▶ [Task objective]
Extract, without alteration, each line from the start of the listing to the line bearing "const yearStep = 2".

================================

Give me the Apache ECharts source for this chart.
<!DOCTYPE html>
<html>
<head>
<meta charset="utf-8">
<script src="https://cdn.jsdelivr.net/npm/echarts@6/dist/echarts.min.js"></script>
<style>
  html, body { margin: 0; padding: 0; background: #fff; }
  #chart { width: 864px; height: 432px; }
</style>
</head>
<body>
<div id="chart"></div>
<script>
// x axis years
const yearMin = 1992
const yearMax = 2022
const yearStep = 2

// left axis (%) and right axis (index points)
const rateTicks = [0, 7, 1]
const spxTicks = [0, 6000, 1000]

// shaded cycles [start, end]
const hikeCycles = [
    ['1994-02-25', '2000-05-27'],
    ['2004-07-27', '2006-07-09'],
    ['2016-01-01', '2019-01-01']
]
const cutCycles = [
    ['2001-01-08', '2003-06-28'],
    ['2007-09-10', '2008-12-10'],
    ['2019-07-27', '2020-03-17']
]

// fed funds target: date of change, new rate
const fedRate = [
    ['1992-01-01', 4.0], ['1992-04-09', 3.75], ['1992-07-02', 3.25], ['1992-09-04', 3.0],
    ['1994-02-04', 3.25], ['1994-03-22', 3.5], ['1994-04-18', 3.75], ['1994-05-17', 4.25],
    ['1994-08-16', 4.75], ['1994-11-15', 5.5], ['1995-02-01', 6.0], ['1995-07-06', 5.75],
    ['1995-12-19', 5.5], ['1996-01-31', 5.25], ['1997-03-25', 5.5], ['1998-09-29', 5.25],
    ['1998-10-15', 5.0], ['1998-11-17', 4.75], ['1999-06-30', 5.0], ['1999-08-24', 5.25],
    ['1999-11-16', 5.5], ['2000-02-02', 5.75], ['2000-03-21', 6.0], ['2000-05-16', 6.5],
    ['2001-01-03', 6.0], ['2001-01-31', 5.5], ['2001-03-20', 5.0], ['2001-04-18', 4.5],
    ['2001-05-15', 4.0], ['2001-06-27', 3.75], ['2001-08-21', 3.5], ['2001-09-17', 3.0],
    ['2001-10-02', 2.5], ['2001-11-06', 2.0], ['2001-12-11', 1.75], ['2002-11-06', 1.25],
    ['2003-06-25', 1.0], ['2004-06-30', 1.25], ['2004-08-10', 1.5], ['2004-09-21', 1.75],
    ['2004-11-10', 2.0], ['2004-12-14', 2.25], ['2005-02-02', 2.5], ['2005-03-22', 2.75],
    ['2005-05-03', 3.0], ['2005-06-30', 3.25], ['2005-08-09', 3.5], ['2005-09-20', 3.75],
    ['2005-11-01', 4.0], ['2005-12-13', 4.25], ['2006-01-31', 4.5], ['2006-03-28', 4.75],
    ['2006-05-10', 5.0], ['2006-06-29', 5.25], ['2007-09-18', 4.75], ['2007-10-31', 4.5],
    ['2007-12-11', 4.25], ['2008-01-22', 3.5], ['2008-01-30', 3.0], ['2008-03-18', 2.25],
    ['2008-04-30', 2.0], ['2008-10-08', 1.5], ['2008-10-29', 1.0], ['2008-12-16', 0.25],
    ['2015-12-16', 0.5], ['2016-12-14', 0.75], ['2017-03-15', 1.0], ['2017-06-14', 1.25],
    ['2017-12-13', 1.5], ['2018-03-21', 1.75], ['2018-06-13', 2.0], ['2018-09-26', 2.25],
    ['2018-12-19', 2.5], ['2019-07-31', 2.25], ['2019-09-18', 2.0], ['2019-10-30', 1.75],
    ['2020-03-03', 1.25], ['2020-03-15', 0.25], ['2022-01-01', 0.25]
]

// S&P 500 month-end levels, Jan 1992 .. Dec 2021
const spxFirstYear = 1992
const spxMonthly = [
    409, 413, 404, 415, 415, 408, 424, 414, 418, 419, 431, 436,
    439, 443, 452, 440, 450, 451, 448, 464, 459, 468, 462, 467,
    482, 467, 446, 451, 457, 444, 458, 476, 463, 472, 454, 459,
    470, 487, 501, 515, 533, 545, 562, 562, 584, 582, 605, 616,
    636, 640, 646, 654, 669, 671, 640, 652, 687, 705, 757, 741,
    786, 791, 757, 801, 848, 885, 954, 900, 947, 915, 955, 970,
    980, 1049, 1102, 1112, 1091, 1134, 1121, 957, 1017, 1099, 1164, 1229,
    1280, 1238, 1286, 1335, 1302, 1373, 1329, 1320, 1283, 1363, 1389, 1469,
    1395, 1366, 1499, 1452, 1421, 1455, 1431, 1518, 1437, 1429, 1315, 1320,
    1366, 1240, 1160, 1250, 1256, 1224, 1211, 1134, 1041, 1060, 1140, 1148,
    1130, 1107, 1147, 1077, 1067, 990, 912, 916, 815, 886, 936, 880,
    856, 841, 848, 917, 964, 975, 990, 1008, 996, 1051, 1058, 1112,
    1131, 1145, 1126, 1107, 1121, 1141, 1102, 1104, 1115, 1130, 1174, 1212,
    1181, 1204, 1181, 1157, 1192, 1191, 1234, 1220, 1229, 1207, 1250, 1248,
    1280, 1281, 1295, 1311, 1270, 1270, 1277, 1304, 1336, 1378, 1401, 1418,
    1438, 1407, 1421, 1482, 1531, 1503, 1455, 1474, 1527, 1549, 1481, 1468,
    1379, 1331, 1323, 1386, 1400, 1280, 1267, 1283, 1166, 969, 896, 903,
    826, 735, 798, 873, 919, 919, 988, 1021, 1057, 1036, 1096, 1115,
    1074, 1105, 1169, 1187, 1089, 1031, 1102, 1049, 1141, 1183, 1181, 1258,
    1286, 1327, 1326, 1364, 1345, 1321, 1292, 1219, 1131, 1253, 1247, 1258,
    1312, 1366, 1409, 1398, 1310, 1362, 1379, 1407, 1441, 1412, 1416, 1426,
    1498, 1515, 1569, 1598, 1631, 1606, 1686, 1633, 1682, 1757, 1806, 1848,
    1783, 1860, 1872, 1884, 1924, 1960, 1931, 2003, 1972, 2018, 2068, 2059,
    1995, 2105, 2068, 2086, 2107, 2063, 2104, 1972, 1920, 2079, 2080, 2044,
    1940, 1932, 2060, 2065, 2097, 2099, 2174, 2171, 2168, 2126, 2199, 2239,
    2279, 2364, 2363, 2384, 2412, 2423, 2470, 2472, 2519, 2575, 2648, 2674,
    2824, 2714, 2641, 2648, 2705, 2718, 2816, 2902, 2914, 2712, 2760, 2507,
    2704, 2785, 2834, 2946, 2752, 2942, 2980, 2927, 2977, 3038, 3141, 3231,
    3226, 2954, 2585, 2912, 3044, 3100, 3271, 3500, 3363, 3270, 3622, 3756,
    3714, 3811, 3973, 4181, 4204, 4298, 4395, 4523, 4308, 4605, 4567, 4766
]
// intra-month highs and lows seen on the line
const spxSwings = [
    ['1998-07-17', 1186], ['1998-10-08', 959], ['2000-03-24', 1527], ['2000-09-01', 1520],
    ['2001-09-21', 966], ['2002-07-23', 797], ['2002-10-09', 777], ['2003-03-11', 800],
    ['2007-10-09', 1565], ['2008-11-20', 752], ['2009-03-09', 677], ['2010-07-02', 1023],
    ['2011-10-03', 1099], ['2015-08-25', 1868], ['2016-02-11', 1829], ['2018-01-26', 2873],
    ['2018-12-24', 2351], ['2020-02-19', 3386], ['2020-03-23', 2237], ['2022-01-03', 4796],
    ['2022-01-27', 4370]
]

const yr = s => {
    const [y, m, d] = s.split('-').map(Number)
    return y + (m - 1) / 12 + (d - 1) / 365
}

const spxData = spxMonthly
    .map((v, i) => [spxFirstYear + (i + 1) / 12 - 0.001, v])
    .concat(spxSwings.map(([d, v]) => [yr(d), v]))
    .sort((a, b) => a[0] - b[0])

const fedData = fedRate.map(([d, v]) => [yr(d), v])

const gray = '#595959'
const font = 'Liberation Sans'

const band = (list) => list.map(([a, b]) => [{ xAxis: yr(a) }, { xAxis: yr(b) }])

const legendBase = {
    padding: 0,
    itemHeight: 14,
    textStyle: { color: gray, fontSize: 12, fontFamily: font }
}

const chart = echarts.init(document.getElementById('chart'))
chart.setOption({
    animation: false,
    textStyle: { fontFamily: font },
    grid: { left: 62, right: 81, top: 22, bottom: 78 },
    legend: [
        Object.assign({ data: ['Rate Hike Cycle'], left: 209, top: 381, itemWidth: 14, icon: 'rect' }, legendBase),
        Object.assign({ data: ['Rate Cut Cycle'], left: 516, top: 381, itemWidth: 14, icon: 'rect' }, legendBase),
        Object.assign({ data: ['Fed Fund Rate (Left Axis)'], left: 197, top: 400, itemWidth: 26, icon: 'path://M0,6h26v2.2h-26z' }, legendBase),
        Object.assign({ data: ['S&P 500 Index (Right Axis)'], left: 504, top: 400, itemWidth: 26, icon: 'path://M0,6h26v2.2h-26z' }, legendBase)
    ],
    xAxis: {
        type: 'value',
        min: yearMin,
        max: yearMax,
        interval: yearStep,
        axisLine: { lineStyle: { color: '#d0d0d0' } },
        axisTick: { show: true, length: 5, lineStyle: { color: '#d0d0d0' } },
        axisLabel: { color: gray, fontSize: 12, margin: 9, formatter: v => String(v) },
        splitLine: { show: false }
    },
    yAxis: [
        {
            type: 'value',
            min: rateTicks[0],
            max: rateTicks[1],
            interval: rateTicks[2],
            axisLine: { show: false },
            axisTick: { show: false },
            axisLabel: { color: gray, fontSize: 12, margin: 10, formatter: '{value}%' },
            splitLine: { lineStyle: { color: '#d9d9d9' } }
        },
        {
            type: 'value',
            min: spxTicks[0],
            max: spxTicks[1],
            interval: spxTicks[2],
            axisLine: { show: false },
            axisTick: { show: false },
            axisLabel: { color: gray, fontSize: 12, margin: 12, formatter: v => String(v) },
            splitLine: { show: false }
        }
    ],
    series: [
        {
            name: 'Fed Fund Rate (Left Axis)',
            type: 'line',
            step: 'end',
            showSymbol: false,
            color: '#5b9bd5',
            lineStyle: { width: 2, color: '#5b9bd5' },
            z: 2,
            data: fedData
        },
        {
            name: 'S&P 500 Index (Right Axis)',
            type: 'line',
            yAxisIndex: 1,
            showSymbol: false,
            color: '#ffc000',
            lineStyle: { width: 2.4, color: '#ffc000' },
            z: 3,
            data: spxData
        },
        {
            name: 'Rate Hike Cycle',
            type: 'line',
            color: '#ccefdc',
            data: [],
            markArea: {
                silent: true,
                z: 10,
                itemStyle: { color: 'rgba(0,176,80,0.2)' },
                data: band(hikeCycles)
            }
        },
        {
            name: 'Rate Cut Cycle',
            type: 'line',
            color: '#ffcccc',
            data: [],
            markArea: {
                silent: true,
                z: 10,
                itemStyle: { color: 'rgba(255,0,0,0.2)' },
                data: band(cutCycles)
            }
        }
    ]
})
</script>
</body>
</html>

================================

▶ [Solution]
Give me the Apache ECharts source for this chart.
<!DOCTYPE html>
<html>
<head>
<meta charset="utf-8">
<script src="https://cdn.jsdelivr.net/npm/echarts@6/dist/echarts.min.js"></script>
<style>
  html, body { margin: 0; padding: 0; background: #fff; }
  #chart { width: 864px; height: 432px; }
</style>
</head>
<body>
<div id="chart"></div>
<script>
// x axis years
const yearMin = 1992
const yearMax = 2022
const yearStep = 2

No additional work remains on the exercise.